- [WHAT YOU HAVE TO DO]
Your answer should be one number: the count of lines in these entries that hold the word "this".

* Start MATERIAL SHOWN *

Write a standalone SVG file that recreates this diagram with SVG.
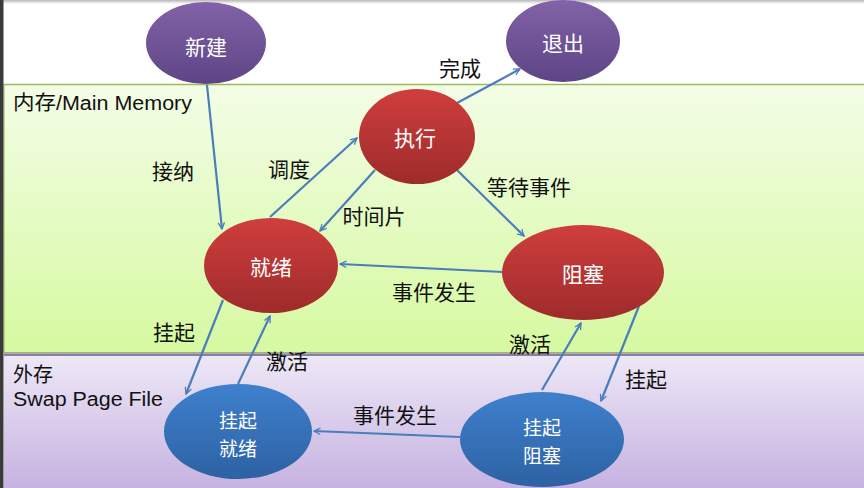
<svg xmlns="http://www.w3.org/2000/svg" width="864" height="488" viewBox="0 0 864 488">
<defs>
<linearGradient id="gGreen" x1="0" y1="0" x2="0" y2="1"><stop offset="0" stop-color="#f3fde6"/><stop offset="1" stop-color="#d6f9a0"/></linearGradient>
<linearGradient id="gPurpleBg" x1="0" y1="0" x2="0" y2="1"><stop offset="0" stop-color="#eee8f7"/><stop offset="1" stop-color="#c6b2e0"/></linearGradient>
<linearGradient id="gTop" x1="0" y1="0" x2="0" y2="1"><stop offset="0" stop-color="#b8b8b8"/><stop offset="1" stop-color="#ffffff"/></linearGradient>
<linearGradient id="gPur" x1="0" y1="0" x2="0" y2="1"><stop offset="0" stop-color="#8262a8"/><stop offset="1" stop-color="#5d4585"/></linearGradient>
<linearGradient id="gRed" x1="0" y1="0" x2="0" y2="1"><stop offset="0" stop-color="#cf3e3d"/><stop offset="1" stop-color="#9e2b2b"/></linearGradient>
<linearGradient id="gBlue" x1="0" y1="0" x2="0" y2="1"><stop offset="0" stop-color="#3f80cd"/><stop offset="1" stop-color="#2d62a3"/></linearGradient>
<marker id="arr" viewBox="0 0 10 10" refX="9" refY="5" markerWidth="8" markerHeight="8" markerUnits="userSpaceOnUse" orient="auto"><path d="M1,1 L9,5 L1,9" fill="none" stroke="#4a7ebb" stroke-width="1.6"/></marker>
</defs>
<style>
.node-t{font-family:"Noto Sans CJK SC","Liberation Sans",sans-serif;font-size:21px;fill:#ffffff;text-anchor:middle;dominant-baseline:central}
.node-t2{font-family:"Noto Sans CJK SC","Liberation Sans",sans-serif;font-size:19px;fill:#ffffff;text-anchor:middle;dominant-baseline:central}
.lbl{font-family:"Noto Sans CJK SC","Liberation Sans",sans-serif;font-size:21px;fill:#111111;text-anchor:middle;dominant-baseline:central}
.reg{font-family:"Liberation Sans","Noto Sans CJK SC",sans-serif;font-size:20px;fill:#111111}
.edge{fill:none;stroke:#4a7ebb;stroke-width:2.2;marker-end:url(#arr)}
</style>
<rect x="0" y="0" width="864" height="488" fill="#ffffff"/>
<rect x="0" y="0" width="864" height="4" fill="url(#gTop)"/>
<rect x="4" y="84" width="860" height="269" fill="url(#gGreen)"/>
<line x1="4" y1="84.5" x2="864" y2="84.5" stroke="#9bbb59" stroke-width="1.5"/>
<line x1="4" y1="353" x2="864" y2="353" stroke="#8d9a7a" stroke-width="1.5"/>
<rect x="4" y="354" width="860" height="134" fill="url(#gPurpleBg)"/>
<line x1="4" y1="355" x2="864" y2="355" stroke="#6d5a95" stroke-width="1.5"/>
<line x1="4" y1="84" x2="4" y2="353" stroke="#9bbb59" stroke-width="1"/>
<rect x="0" y="0" width="3.5" height="488" fill="#3a3a3a"/>
<text class="reg" x="13" y="110" textLength="179" lengthAdjust="spacingAndGlyphs">内存/Main Memory</text>
<text class="reg" x="13" y="382">外存</text>
<text class="reg" x="13" y="406" textLength="150" lengthAdjust="spacingAndGlyphs">Swap Page File</text>
<g id="edges">
<line class="edge" x1="207" y1="85" x2="222" y2="229"/>
<line class="edge" x1="270" y1="217" x2="357" y2="138"/>
<line class="edge" x1="375" y1="170" x2="320" y2="231"/>
<line class="edge" x1="457" y1="103" x2="520" y2="69"/>
<line class="edge" x1="457" y1="170" x2="524" y2="236"/>
<line class="edge" x1="503" y1="272" x2="340" y2="264"/>
<line class="edge" x1="223" y1="300" x2="186" y2="394"/>
<line class="edge" x1="238" y1="384" x2="270" y2="316"/>
<line class="edge" x1="542" y1="390" x2="581" y2="323"/>
<line class="edge" x1="639" y1="306" x2="601" y2="401"/>
<line class="edge" x1="460" y1="437" x2="314" y2="431"/>
</g>
<g id="n-new"><ellipse cx="206" cy="43" rx="60" ry="41" fill="url(#gPur)"/><text class="node-t" x="206" y="46">新建</text></g>
<g id="n-exit"><ellipse cx="563" cy="41" rx="57" ry="41" fill="url(#gPur)"/><text class="node-t" x="563" y="42">退出</text></g>
<g id="n-run"><ellipse cx="417" cy="136.5" rx="58" ry="47.5" fill="url(#gRed)"/><text class="node-t" x="415" y="137">执行</text></g>
<g id="n-ready"><ellipse cx="271" cy="265.5" rx="67" ry="47.5" fill="url(#gRed)"/><text class="node-t" x="271" y="266">就绪</text></g>
<g id="n-block"><ellipse cx="583" cy="272.5" rx="81" ry="47.5" fill="url(#gRed)"/><text class="node-t" x="583" y="273">阻塞</text></g>
<g id="n-sready"><ellipse cx="238" cy="431.5" rx="74" ry="47.5" fill="url(#gBlue)"/><text class="node-t2" x="238" y="419">挂起</text><text class="node-t2" x="238" y="447">就绪</text></g>
<g id="n-sblock"><ellipse cx="542" cy="439.5" rx="82" ry="47.5" fill="url(#gBlue)"/><text class="node-t2" x="542" y="426">挂起</text><text class="node-t2" x="542" y="454">阻塞</text></g>
<g id="labels">
<text class="lbl" x="173" y="170">接纳</text>
<text class="lbl" x="289" y="168">调度</text>
<text class="lbl" x="374" y="215">时间片</text>
<text class="lbl" x="460" y="67">完成</text>
<text class="lbl" x="529" y="186">等待事件</text>
<text class="lbl" x="434" y="291">事件发生</text>
<text class="lbl" x="174" y="331">挂起</text>
<text class="lbl" x="287" y="360">激活</text>
<text class="lbl" x="530" y="343">激活</text>
<text class="lbl" x="646" y="378">挂起</text>
<text class="lbl" x="395" y="414">事件发生</text>
</g>
</svg>
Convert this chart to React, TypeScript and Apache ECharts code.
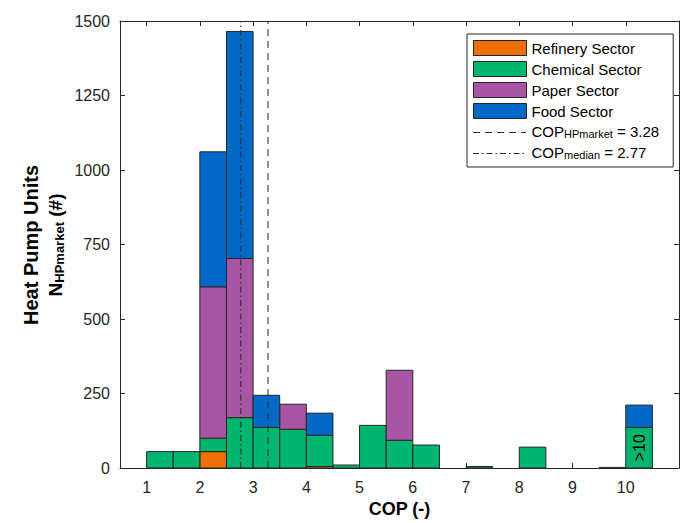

* End MATERIAL SHOWN *

- [SOLVED EXERCISE]
2